» **SUPPLIED DATA**
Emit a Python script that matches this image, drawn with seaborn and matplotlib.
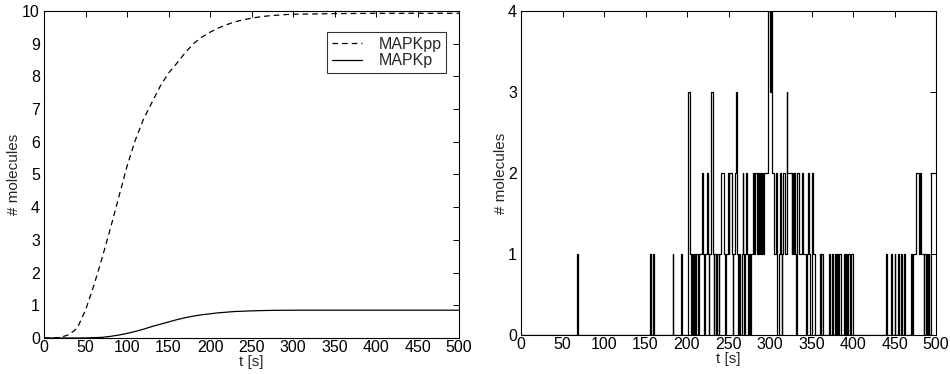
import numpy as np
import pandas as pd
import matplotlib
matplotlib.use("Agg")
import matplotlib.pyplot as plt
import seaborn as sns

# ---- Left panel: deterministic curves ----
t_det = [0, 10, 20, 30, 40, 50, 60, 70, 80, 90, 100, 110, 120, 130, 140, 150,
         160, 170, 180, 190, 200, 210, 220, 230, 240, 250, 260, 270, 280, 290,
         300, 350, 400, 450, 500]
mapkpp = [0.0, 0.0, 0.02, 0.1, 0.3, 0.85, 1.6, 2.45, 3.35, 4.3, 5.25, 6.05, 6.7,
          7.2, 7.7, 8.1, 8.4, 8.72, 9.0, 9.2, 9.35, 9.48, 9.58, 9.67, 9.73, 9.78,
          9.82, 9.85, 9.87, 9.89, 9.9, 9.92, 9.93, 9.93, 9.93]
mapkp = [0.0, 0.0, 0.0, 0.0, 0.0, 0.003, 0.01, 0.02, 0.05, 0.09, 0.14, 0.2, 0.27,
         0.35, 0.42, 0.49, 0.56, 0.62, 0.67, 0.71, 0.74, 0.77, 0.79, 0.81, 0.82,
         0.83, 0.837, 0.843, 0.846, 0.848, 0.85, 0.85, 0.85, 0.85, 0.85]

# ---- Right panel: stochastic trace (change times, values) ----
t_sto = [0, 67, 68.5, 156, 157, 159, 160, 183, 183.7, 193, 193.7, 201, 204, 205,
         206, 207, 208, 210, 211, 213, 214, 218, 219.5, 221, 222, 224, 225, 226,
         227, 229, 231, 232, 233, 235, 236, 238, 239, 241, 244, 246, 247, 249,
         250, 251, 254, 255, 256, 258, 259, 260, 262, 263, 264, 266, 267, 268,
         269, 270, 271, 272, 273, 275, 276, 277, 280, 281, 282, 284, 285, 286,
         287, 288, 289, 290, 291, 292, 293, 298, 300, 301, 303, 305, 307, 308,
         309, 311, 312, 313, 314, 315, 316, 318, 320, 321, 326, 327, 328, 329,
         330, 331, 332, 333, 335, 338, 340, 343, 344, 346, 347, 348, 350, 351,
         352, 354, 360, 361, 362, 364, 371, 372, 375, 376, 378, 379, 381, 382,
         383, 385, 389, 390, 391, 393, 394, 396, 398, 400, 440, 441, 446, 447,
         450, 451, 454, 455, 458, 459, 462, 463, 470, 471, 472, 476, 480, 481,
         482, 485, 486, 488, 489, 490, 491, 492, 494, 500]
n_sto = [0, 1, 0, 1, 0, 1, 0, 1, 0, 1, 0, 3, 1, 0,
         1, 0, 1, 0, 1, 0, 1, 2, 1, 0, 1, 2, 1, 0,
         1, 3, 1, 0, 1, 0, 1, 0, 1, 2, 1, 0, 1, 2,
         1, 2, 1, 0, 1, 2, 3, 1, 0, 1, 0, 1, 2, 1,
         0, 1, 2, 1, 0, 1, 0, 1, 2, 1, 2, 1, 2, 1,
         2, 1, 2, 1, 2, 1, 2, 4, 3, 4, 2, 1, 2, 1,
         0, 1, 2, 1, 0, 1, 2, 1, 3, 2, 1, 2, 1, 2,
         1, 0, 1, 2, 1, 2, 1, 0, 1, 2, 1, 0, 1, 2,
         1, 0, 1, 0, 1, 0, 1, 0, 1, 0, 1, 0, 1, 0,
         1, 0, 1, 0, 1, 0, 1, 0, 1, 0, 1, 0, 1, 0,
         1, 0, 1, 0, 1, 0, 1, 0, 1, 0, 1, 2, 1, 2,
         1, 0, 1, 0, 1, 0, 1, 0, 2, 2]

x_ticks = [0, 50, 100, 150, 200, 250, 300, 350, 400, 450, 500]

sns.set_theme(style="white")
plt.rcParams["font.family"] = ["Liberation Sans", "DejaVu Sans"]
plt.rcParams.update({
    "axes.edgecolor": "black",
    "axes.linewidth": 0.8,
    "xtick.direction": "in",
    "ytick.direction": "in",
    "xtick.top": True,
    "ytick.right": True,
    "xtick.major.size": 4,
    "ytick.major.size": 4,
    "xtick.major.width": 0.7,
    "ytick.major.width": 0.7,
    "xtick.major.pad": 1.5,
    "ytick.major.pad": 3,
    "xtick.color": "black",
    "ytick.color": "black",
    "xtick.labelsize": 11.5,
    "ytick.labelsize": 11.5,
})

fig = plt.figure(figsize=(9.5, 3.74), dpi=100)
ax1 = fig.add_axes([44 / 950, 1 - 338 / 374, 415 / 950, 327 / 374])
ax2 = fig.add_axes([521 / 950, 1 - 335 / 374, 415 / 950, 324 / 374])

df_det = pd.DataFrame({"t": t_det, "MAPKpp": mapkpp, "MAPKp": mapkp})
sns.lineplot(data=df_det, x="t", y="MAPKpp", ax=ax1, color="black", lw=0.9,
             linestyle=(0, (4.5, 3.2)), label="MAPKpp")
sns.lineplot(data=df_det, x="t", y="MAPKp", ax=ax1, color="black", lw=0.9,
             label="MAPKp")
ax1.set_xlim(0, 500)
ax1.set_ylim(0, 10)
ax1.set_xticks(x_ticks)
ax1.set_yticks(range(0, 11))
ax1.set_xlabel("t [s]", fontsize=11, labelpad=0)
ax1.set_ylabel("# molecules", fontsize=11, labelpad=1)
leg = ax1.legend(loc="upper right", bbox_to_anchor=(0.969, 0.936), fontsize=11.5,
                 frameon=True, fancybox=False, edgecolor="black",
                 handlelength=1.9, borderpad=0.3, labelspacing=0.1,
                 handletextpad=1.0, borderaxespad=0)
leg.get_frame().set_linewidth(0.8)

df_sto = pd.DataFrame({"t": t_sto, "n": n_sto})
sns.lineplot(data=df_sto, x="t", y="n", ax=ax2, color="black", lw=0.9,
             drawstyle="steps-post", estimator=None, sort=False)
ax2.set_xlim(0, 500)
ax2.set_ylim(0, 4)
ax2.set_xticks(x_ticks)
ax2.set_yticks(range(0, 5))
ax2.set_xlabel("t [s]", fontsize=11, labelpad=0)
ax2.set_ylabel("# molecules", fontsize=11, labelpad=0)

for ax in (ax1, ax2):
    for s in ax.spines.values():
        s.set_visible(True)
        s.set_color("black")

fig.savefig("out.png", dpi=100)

» **YOUR OBJECTIVE**
Write out the whole listing again, exactly, with no pictures.

» **EXPECTED ANSWER**
Emit a Python script that matches this image, drawn with seaborn and matplotlib.
import numpy as np
import pandas as pd
import matplotlib
matplotlib.use("Agg")
import matplotlib.pyplot as plt
import seaborn as sns

# ---- Left panel: deterministic curves ----
t_det = [0, 10, 20, 30, 40, 50, 60, 70, 80, 90, 100, 110, 120, 130, 140, 150,
         160, 170, 180, 190, 200, 210, 220, 230, 240, 250, 260, 270, 280, 290,
         300, 350, 400, 450, 500]
mapkpp = [0.0, 0.0, 0.02, 0.1, 0.3, 0.85, 1.6, 2.45, 3.35, 4.3, 5.25, 6.05, 6.7,
          7.2, 7.7, 8.1, 8.4, 8.72, 9.0, 9.2, 9.35, 9.48, 9.58, 9.67, 9.73, 9.78,
          9.82, 9.85, 9.87, 9.89, 9.9, 9.92, 9.93, 9.93, 9.93]
mapkp = [0.0, 0.0, 0.0, 0.0, 0.0, 0.003, 0.01, 0.02, 0.05, 0.09, 0.14, 0.2, 0.27,
         0.35, 0.42, 0.49, 0.56, 0.62, 0.67, 0.71, 0.74, 0.77, 0.79, 0.81, 0.82,
         0.83, 0.837, 0.843, 0.846, 0.848, 0.85, 0.85, 0.85, 0.85, 0.85]

# ---- Right panel: stochastic trace (change times, values) ----
t_sto = [0, 67, 68.5, 156, 157, 159, 160, 183, 183.7, 193, 193.7, 201, 204, 205,
         206, 207, 208, 210, 211, 213, 214, 218, 219.5, 221, 222, 224, 225, 226,
         227, 229, 231, 232, 233, 235, 236, 238, 239, 241, 244, 246, 247, 249,
         250, 251, 254, 255, 256, 258, 259, 260, 262, 263, 264, 266, 267, 268,
         269, 270, 271, 272, 273, 275, 276, 277, 280, 281, 282, 284, 285, 286,
         287, 288, 289, 290, 291, 292, 293, 298, 300, 301, 303, 305, 307, 308,
         309, 311, 312, 313, 314, 315, 316, 318, 320, 321, 326, 327, 328, 329,
         330, 331, 332, 333, 335, 338, 340, 343, 344, 346, 347, 348, 350, 351,
         352, 354, 360, 361, 362, 364, 371, 372, 375, 376, 378, 379, 381, 382,
         383, 385, 389, 390, 391, 393, 394, 396, 398, 400, 440, 441, 446, 447,
         450, 451, 454, 455, 458, 459, 462, 463, 470, 471, 472, 476, 480, 481,
         482, 485, 486, 488, 489, 490, 491, 492, 494, 500]
n_sto = [0, 1, 0, 1, 0, 1, 0, 1, 0, 1, 0, 3, 1, 0,
         1, 0, 1, 0, 1, 0, 1, 2, 1, 0, 1, 2, 1, 0,
         1, 3, 1, 0, 1, 0, 1, 0, 1, 2, 1, 0, 1, 2,
         1, 2, 1, 0, 1, 2, 3, 1, 0, 1, 0, 1, 2, 1,
         0, 1, 2, 1, 0, 1, 0, 1, 2, 1, 2, 1, 2, 1,
         2, 1, 2, 1, 2, 1, 2, 4, 3, 4, 2, 1, 2, 1,
         0, 1, 2, 1, 0, 1, 2, 1, 3, 2, 1, 2, 1, 2,
         1, 0, 1, 2, 1, 2, 1, 0, 1, 2, 1, 0, 1, 2,
         1, 0, 1, 0, 1, 0, 1, 0, 1, 0, 1, 0, 1, 0,
         1, 0, 1, 0, 1, 0, 1, 0, 1, 0, 1, 0, 1, 0,
         1, 0, 1, 0, 1, 0, 1, 0, 1, 0, 1, 2, 1, 2,
         1, 0, 1, 0, 1, 0, 1, 0, 2, 2]

x_ticks = [0, 50, 100, 150, 200, 250, 300, 350, 400, 450, 500]

sns.set_theme(style="white")
plt.rcParams["font.family"] = ["Liberation Sans", "DejaVu Sans"]
plt.rcParams.update({
    "axes.edgecolor": "black",
    "axes.linewidth": 0.8,
    "xtick.direction": "in",
    "ytick.direction": "in",
    "xtick.top": True,
    "ytick.right": True,
    "xtick.major.size": 4,
    "ytick.major.size": 4,
    "xtick.major.width": 0.7,
    "ytick.major.width": 0.7,
    "xtick.major.pad": 1.5,
    "ytick.major.pad": 3,
    "xtick.color": "black",
    "ytick.color": "black",
    "xtick.labelsize": 11.5,
    "ytick.labelsize": 11.5,
})

fig = plt.figure(figsize=(9.5, 3.74), dpi=100)
ax1 = fig.add_axes([44 / 950, 1 - 338 / 374, 415 / 950, 327 / 374])
ax2 = fig.add_axes([521 / 950, 1 - 335 / 374, 415 / 950, 324 / 374])

df_det = pd.DataFrame({"t": t_det, "MAPKpp": mapkpp, "MAPKp": mapkp})
sns.lineplot(data=df_det, x="t", y="MAPKpp", ax=ax1, color="black", lw=0.9,
             linestyle=(0, (4.5, 3.2)), label="MAPKpp")
sns.lineplot(data=df_det, x="t", y="MAPKp", ax=ax1, color="black", lw=0.9,
             label="MAPKp")
ax1.set_xlim(0, 500)
ax1.set_ylim(0, 10)
ax1.set_xticks(x_ticks)
ax1.set_yticks(range(0, 11))
ax1.set_xlabel("t [s]", fontsize=11, labelpad=0)
ax1.set_ylabel("# molecules", fontsize=11, labelpad=1)
leg = ax1.legend(loc="upper right", bbox_to_anchor=(0.969, 0.936), fontsize=11.5,
                 frameon=True, fancybox=False, edgecolor="black",
                 handlelength=1.9, borderpad=0.3, labelspacing=0.1,
                 handletextpad=1.0, borderaxespad=0)
leg.get_frame().set_linewidth(0.8)

df_sto = pd.DataFrame({"t": t_sto, "n": n_sto})
sns.lineplot(data=df_sto, x="t", y="n", ax=ax2, color="black", lw=0.9,
             drawstyle="steps-post", estimator=None, sort=False)
ax2.set_xlim(0, 500)
ax2.set_ylim(0, 4)
ax2.set_xticks(x_ticks)
ax2.set_yticks(range(0, 5))
ax2.set_xlabel("t [s]", fontsize=11, labelpad=0)
ax2.set_ylabel("# molecules", fontsize=11, labelpad=0)

for ax in (ax1, ax2):
    for s in ax.spines.values():
        s.set_visible(True)
        s.set_color("black")

fig.savefig("out.png", dpi=100)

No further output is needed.